Here’s the upshot. That passage states that we can live out an entire Christian life and have it come to nothing for one reason: We didn’t love people.
The thing about love is that it asks something of us. If you say you love someone, you need to do something about it for it to be real. It’s not enough to speak words. Some kind of action is demanded.
How did God the Father show love? He sent Jesus. How did Jesus, God the Son, show love? By dying on the cross on our behalf and rising again. How does the Holy Spirit of God show love? By coming to dwell within believers in Jesus, guiding them into all truth and changing them into the likeness of Jesus.
Too much of the Christian life has become little more than words. But if we claim to love other people, there must be some action associated with that love.
If Facebook postings are any indication, Christians have a lot of people in this world they hate. The funny thing about hate is that all you have to do to make it effective is to express it. To be a lover requires more than words, but just give voice to hate and you’re a hater. That’s all hate requires.
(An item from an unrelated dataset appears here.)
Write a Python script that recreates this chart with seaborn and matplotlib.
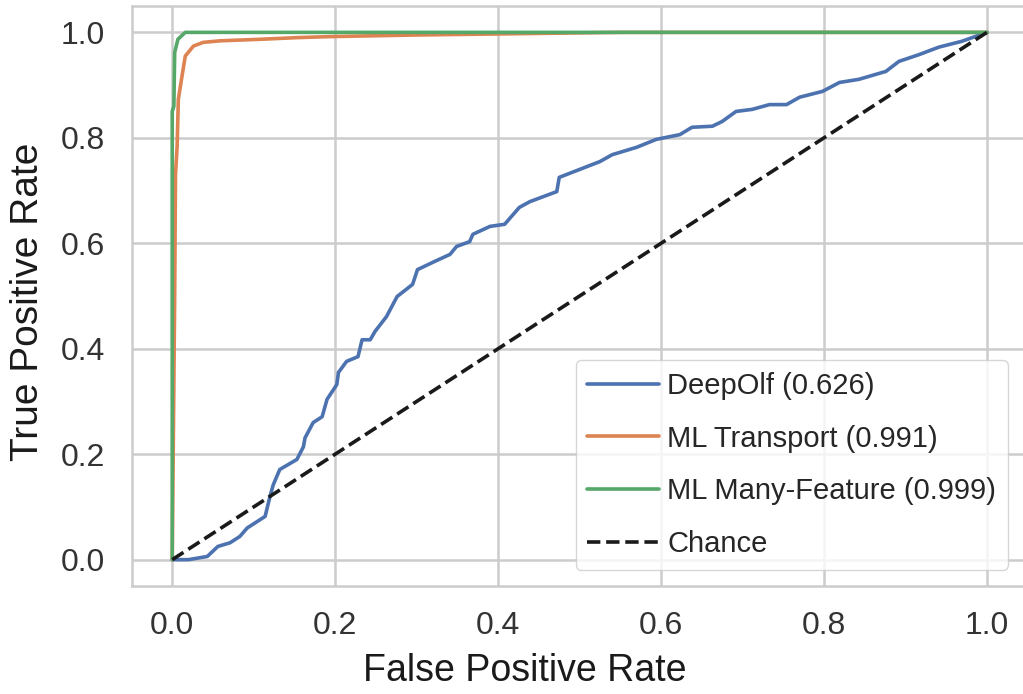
import matplotlib
matplotlib.use("Agg")
import matplotlib.pyplot as plt
import seaborn as sns

# -------------------------
# Data
# -------------------------
deepolf_fpr = [0.0, 0.02, 0.043, 0.056, 0.071, 0.083, 0.092, 0.104, 0.114, 0.12,
               0.124, 0.132, 0.153, 0.161, 0.163, 0.173, 0.184, 0.19, 0.202, 0.204,
               0.214, 0.228, 0.233, 0.243, 0.249, 0.263, 0.276, 0.295, 0.301, 0.32,
               0.341, 0.349, 0.365, 0.369, 0.39, 0.408, 0.426, 0.439, 0.472, 0.475,
               0.5, 0.525, 0.54, 0.57, 0.594, 0.623, 0.638, 0.663, 0.675, 0.692,
               0.712, 0.733, 0.754, 0.77, 0.798, 0.819, 0.843, 0.876, 0.892, 0.917,
               0.941, 0.969, 1.0]
deepolf_tpr = [0.0, 0.0, 0.006, 0.025, 0.032, 0.044, 0.06, 0.072, 0.082, 0.12,
               0.142, 0.171, 0.19, 0.214, 0.231, 0.26, 0.271, 0.304, 0.332, 0.355,
               0.376, 0.385, 0.417, 0.417, 0.433, 0.461, 0.499, 0.522, 0.55, 0.564,
               0.579, 0.594, 0.603, 0.617, 0.632, 0.636, 0.668, 0.679, 0.698, 0.725,
               0.74, 0.755, 0.768, 0.782, 0.797, 0.806, 0.82, 0.822, 0.831, 0.85,
               0.854, 0.863, 0.863, 0.877, 0.888, 0.905, 0.911, 0.926, 0.945, 0.958,
               0.972, 0.983, 1.0]

transport_fpr = [0.0, 0.003, 0.004, 0.006, 0.0075, 0.012, 0.016, 0.026, 0.038,
                 0.059, 0.11, 0.153, 0.194, 0.3, 0.45, 0.55, 1.0]
transport_tpr = [0.0, 0.5, 0.73, 0.784, 0.873, 0.917, 0.955, 0.974, 0.981,
                 0.984, 0.987, 0.99, 0.992, 0.995, 0.998, 1.0, 1.0]

many_fpr = [0.0, 0.0, 0.002, 0.003, 0.007, 0.016, 1.0]
many_tpr = [0.0, 0.85, 0.86, 0.962, 0.987, 1.0, 1.0]

chance = [0.0, 1.0]

labels = ["DeepOlf (0.626)", "ML Transport (0.991)",
          "ML Many-Feature (0.999)", "Chance"]
colors = sns.color_palette("deep")

# -------------------------
# Plot
# -------------------------
sns.set_theme(style="whitegrid")
plt.rcParams["font.family"] = ["Liberation Sans", "DejaVu Sans"]

fig = plt.figure(figsize=(10.23, 6.94), dpi=100)
# axes run a little past the right edge, as in the cropped original
ax = fig.add_axes([131.5 / 1023, 108 / 694, (1027.7 - 131.5) / 1023, 580 / 694])

lw = 2.6
sns.lineplot(x=deepolf_fpr, y=deepolf_tpr, sort=False, estimator=None,
             color=colors[0], lw=lw, label=labels[0], ax=ax)
sns.lineplot(x=transport_fpr, y=transport_tpr, sort=False, estimator=None,
             color=colors[1], lw=lw, label=labels[1], ax=ax)
sns.lineplot(x=many_fpr, y=many_tpr, sort=False, estimator=None,
             color=colors[2], lw=lw, label=labels[2], ax=ax)
sns.lineplot(x=chance, y=chance, sort=False, estimator=None,
             color="k", lw=lw, ls="--", label=labels[3], ax=ax)

ax.set_xlim(-0.05, 1.05)
ax.set_ylim(-0.05, 1.05)
ax.set_xticks([0.0, 0.2, 0.4, 0.6, 0.8, 1.0])
ax.set_yticks([0.0, 0.2, 0.4, 0.6, 0.8, 1.0])
ax.tick_params(axis="both", labelsize=23, colors=".2")
ax.tick_params(axis="x", pad=12)
ax.tick_params(axis="y", pad=13)
ax.grid(color=".8", lw=1.8)
for s in ax.spines.values():
    s.set_color(".8")
    s.set_linewidth(1.8)

ax.set_xlabel("False Positive Rate", fontsize=27, color=".1")
ax.set_ylabel("True Positive Rate", fontsize=28, color=".1")
ax.xaxis.set_label_coords((525 - 131.5) / 896.2, -0.115)
ax.yaxis.set_label_coords(-0.0955, 0.49)

ax.legend(loc="lower right", bbox_to_anchor=(0.978, 0.028), borderaxespad=0,
          fontsize=21, handlelength=2.45, handletextpad=0.3,
          labelspacing=0.85, borderpad=0.4, frameon=True)

plt.savefig("out.png", dpi=100)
If Christians are to change the world, it’s time we stopped kidding ourselves about hate and love. Jesus calls us to love our enemies and pray for them, not hate them. And loving an enemy demands some sort of action from us on behalf of those enemies. All hate requires is our brutal opinion.
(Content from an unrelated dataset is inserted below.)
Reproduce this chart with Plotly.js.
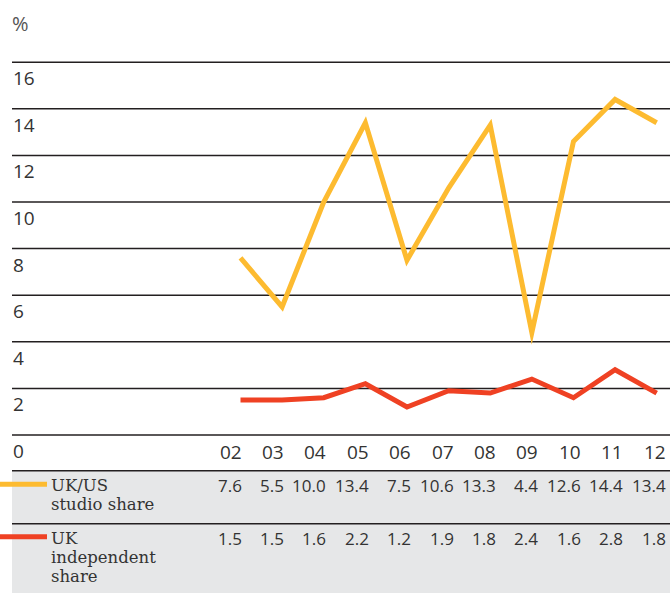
<!DOCTYPE html>
<html>
<head>
<meta charset="utf-8">
<script src="https://cdn.plot.ly/plotly-3.0.1.min.js"></script>
<style>
html,body{margin:0;padding:0;background:#fff;}
#chart{width:670px;height:593px;}
.scatterlayer path.js-line{stroke-linejoin:miter !important;stroke-miterlimit:10 !important;stroke-linecap:butt !important;}
</style>
</head>
<body>
<div id="chart"></div>
<script>
// ---- data ----
const years = ["02","03","04","05","06","07","08","09","10","11","12"];
const studioShare = [7.6, 5.5, 10.0, 13.4, 7.5, 10.6, 13.3, 4.4, 12.6, 14.4, 13.4];
const independentShare = [1.5, 1.5, 1.6, 2.2, 1.2, 1.9, 1.8, 2.4, 1.6, 2.8, 1.8];
const yTicks = [0, 2, 4, 6, 8, 10, 12, 14, 16];
const seriesNames = [["UK/US", "studio share"], ["UK", "independent", "share"]];

// ---- layout helpers ----
const W = 670, H = 593;
const ORANGE = "#FDBB30", RED = "#EF4123", GRID = "#231f20", TXT = "#333333", GRAY = "#e6e7e8";
const numFont = {family: "Open Sans, Lato, sans-serif", size: 19, color: TXT};
const tabFont = {family: "Open Sans, Lato, sans-serif", size: 17, color: TXT};
const serifFont = {family: "DejaVu Serif, Liberation Serif, serif", size: 16.5, color: TXT};
const px = x => x / W;            // pixel x -> paper
const py = y => 1 - y / H;        // pixel y -> paper
const colRight = i => px(243.5 + 42.4 * i);

const idx = years.map((_, i) => i);

const traces = [
  {x: idx, y: studioShare, type: "scatter", mode: "lines", line: {color: ORANGE, width: 5}, hoverinfo: "skip"},
  {x: idx, y: independentShare, type: "scatter", mode: "lines", line: {color: RED, width: 5}, hoverinfo: "skip"}
];

const shapes = [];
const annotations = [];

// table background & separators
shapes.push({type: "rect", xref: "paper", yref: "paper", x0: px(12), x1: 1, y0: 0, y1: py(470.7), fillcolor: GRAY, line: {width: 0}, layer: "below"});
[470.7, 523.7].forEach(y => shapes.push({type: "line", xref: "paper", yref: "paper", x0: px(12), x1: 1, y0: py(y), y1: py(y), line: {color: GRID, width: 1.5}}));

// gridlines and y labels
yTicks.forEach(v => {
  shapes.push({type: "line", xref: "paper", yref: "y", x0: px(12), x1: 1, y0: v, y1: v, line: {color: GRID, width: 1.5}, layer: "below"});
  annotations.push({xref: "paper", yref: "y", x: px(10.5), y: v, yshift: -16, text: String(v), showarrow: false, xanchor: "left", yanchor: "middle", font: numFont});
});
annotations.push({xref: "paper", yref: "paper", x: px(10), y: py(24), text: "%", showarrow: false, xanchor: "left", yanchor: "middle", font: {family: numFont.family, size: 20, color: "#555"}});

// x labels and table values
years.forEach((yr, i) => {
  annotations.push({xref: "paper", yref: "paper", x: colRight(i), y: py(452), text: yr, showarrow: false, xanchor: "right", yanchor: "middle", font: numFont});
  annotations.push({xref: "paper", yref: "paper", x: colRight(i), y: py(486), text: studioShare[i].toFixed(1), showarrow: false, xanchor: "right", yanchor: "middle", font: tabFont});
  annotations.push({xref: "paper", yref: "paper", x: colRight(i), y: py(538), text: independentShare[i].toFixed(1), showarrow: false, xanchor: "right", yanchor: "middle", font: tabFont});
});

// legend swatches and labels
[[ORANGE, 484.3, seriesNames[0]], [RED, 536.7, seriesNames[1]]].forEach(([c, y, lines]) => {
  shapes.push({type: "line", xref: "paper", yref: "paper", x0: 0, x1: px(47), y0: py(y), y1: py(y), line: {color: c, width: 5}});
  lines.forEach((t, k) => {
    annotations.push({xref: "paper", yref: "paper", x: px(49), y: py(y + 1.5 + k * 19), text: t, showarrow: false, xanchor: "left", yanchor: "middle", font: serifFont});
  });
});

const kY = 23.3, kX = 41.62;
const yMin = -(H - 435) / kY, yMax = yMin + H / kY;
const xMin = -240.5 / kX, xMax = xMin + W / kX;

const layout = {
  width: W, height: H,
  margin: {l: 0, r: 0, t: 0, b: 0},
  paper_bgcolor: "#fff", plot_bgcolor: "rgba(0,0,0,0)",
  showlegend: false,
  xaxis: {range: [xMin, xMax], showgrid: false, zeroline: false, showticklabels: false, fixedrange: true},
  yaxis: {range: [yMin, yMax], showgrid: false, zeroline: false, showticklabels: false, fixedrange: true},
  shapes: shapes,
  annotations: annotations
};

Plotly.newPlot("chart", traces, layout, {displayModeBar: false, staticPlot: true});
</script>
</body>
</html>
One of the most notable questions in the Bible is “Who is my neighbor?” A man thought he’d stump Jesus with that question after Jesus said we should love our neighbors as ourselves.
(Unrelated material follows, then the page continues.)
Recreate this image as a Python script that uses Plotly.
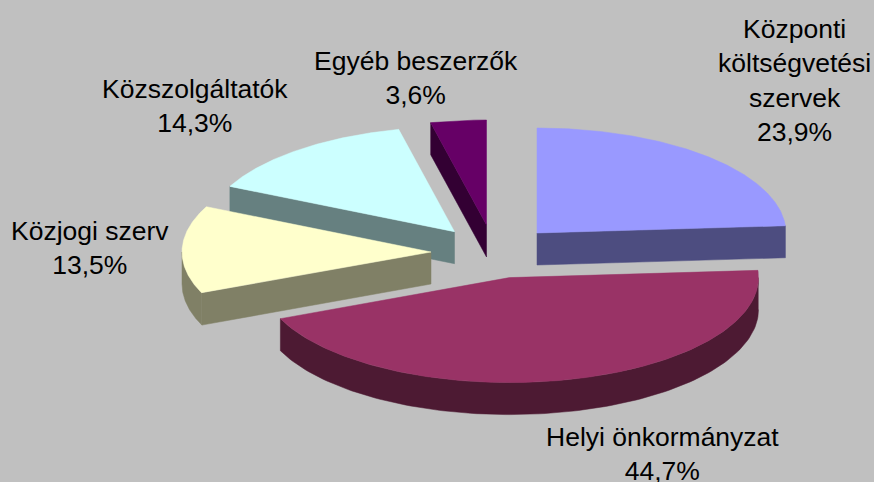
import numpy as np
import plotly.graph_objects as go

# Data
categories = ["Központi<br>költségvetési<br>szervek", "Helyi önkormányzat", "Közjogi szerv",
              "Közszolgáltatók", "Egyéb beszerzők"]
shares = [23.9, 44.7, 13.5, 14.3, 3.6]

# Style / layout
top_colors = ["#9999FF", "#993366", "#FFFFCC", "#CCFFFF", "#660066"]
side_colors = ["#4D4D80", "#4D1A33", "#808066", "#668080", "#330033"]
BG = "#C0C0C0"
W, H = 874, 482
CX, CY = 497, 252
RX, RY = 249, 105
DEPTH = 32
# per-slice explosion offset from the common centre
explode_dx = [40, 12.5, -66, -42.5, -10.5]
explode_dy = [-19, 25.6, 0, -20.3, -27]
label_x = [794.5, 662.5, 90, 195, 416]
label_y = [80.5, 454, 247.5, 105.5, 77.5]
draw_order = [4, 3, 2, 0, 1]


def pt(ax, ay, theta):
    t = np.radians(theta)
    return ax + RX * np.sin(t), ay - RY * np.cos(t)


def add_poly(fig, xs, ys, color, name):
    fig.add_trace(go.Scatter(x=list(xs), y=list(ys), mode="lines", fill="toself",
                             fillcolor=color, line=dict(color=color, width=0.5),
                             name=name, hoverinfo="name", showlegend=False))


fig = go.Figure()
total = sum(shares)
edges = np.r_[0, np.cumsum(shares)] * 360 / total
for i in draw_order:
    start, end = edges[i], edges[i + 1]
    ax, ay = CX + explode_dx[i], CY + explode_dy[i]
    name = categories[i].replace("<br>", " ")
    # visible radial cut faces: those whose edge faces the viewer
    for edge, faces_down in ((start, start > 180), (end, end < 180)):
        if faces_down:
            ex, ey = pt(ax, ay, edge)
            add_poly(fig, [ax, ex, ex, ax, ax], [ay, ey, ey + DEPTH, ay + DEPTH, ay], side_colors[i], name)
    # visible outer rim (front half of the ellipse)
    lo, hi = max(start, 90), min(end, 270)
    if lo < hi:
        th = np.linspace(lo, hi, 120)
        rx_, ry_ = pt(ax, ay, th)
        add_poly(fig, np.r_[rx_, rx_[::-1]], np.r_[ry_, ry_[::-1] + DEPTH], side_colors[i], name)
    # top face
    th = np.linspace(start, end, 200)
    tx, ty = pt(ax, ay, th)
    add_poly(fig, np.r_[ax, tx, ax], np.r_[ay, ty, ay], top_colors[i], name)

for i, v in enumerate(shares):
    fig.add_annotation(x=label_x[i], y=label_y[i], xref="x", yref="y", showarrow=False,
                       text=f"{categories[i]}<br>{v:.1f}%".replace(".", ","), align="center",
                       font=dict(family="Liberation Sans, Arial, sans-serif", size=26.5, color="black"))

fig.update_layout(width=W, height=H, autosize=False, margin=dict(l=0, r=0, t=0, b=0),
                  paper_bgcolor=BG, plot_bgcolor=BG, showlegend=False,
                  xaxis=dict(range=[0, W], visible=False, fixedrange=True),
                  yaxis=dict(range=[H, 0], visible=False, fixedrange=True))
fig.write_html("out.html", config={"displayModeBar": False},
               post_script="document.body.style.margin='0';document.body.style.overflow='hidden';")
Perhaps the better question for Christians today is “Who is my enemy?” If there is any question of enemies, again, a random sampling from Christians posting on Facebook would be enough to generate a long list of foes.
“Who is my enemy?” Ask the question. Now, as a Christian, find a practical way to show love toward that person or group.
Because nothing under the sun is more stupid than to fool yourself into thinking you’re a Christian when your lack of love in action—to both friends and enemies—proves otherwise.